Adult Viewer Insight
The culture war around Smurfs (2025) has been disproportionate to the film's actual ideological content. Critics on the right focused heavily on Rihanna's casting and the female-led structure. Critics on the left praised the girl-power framing and criticized the film for not going far enough with diversity. Both camps are overstating their case. The film is not a propaganda vehicle. It is a mediocre animated movie with a female lead that makes a conventional Hollywood choice to update a beloved IP by centering its female character. The Smurfs were always going to look different in 2025 than they did in 1981. The question is whether the update serves the story or serves an agenda. Honest answer: the update serves neither particularly well.

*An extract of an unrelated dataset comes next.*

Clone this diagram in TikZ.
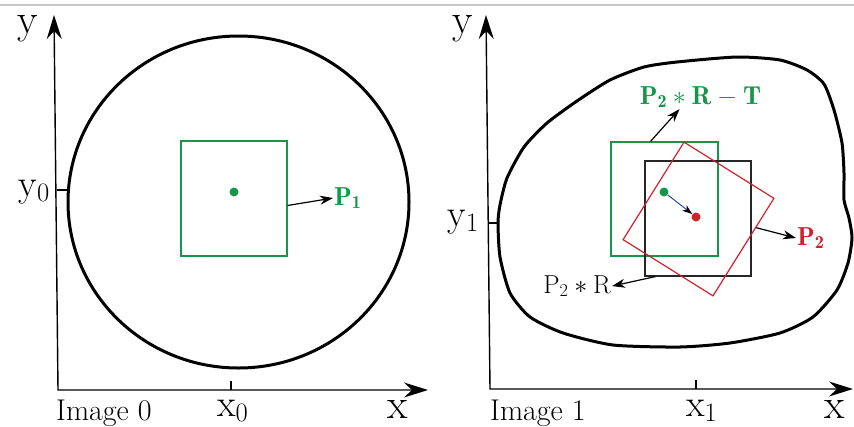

The film is too diffuse to make a coherent argument for or against anything. It just wants to be a fun movie featuring a blue world, Papa Smurf in danger, and Rihanna's music. It mostly achieves that modest goal. Conservative parents who want to discuss the casting choices will find teachable material. Why was Brainy Smurf originally male? Why does the film make Smurfette the leader? What does it mean that Papa Smurf is the one who needs saving? These are legitimate questions with legitimate answers that do not require treating the film as a threat.
Parental Guidance
Rated PG for some action, rude humor, and mild language. Age Recommendation: 5-10 primary audience. Younger children may be frightened by Razamel and the film's darker sequences involving the kidnapping. Violence: Mild animated action. No gore. A few chase sequences and magical combat scenes. Language: Mild. The signature 'smurf' as euphemism is used for several mild expletives in the tradition of the original series. Sexual Content: None. Content Notes for Conservative Families: JP Karliak's Vanity Smurf reads as flamboyant in ways that may prompt questions from observant children. The film genders several originally-male characters as female (Brainy, Farmer). The story centers a father-figure patriarch being rescued by his adopted daughter, which is a traditional family structure even if the framing is girl-power oriented. Rihanna's four songs are mild and child-appropriate despite her adult persona. No spiritual or religious content of any kind. Discussion Points: Why do you think the movie made Smurfette the leader? In the original, Papa Smurf was in charge. What changed and why?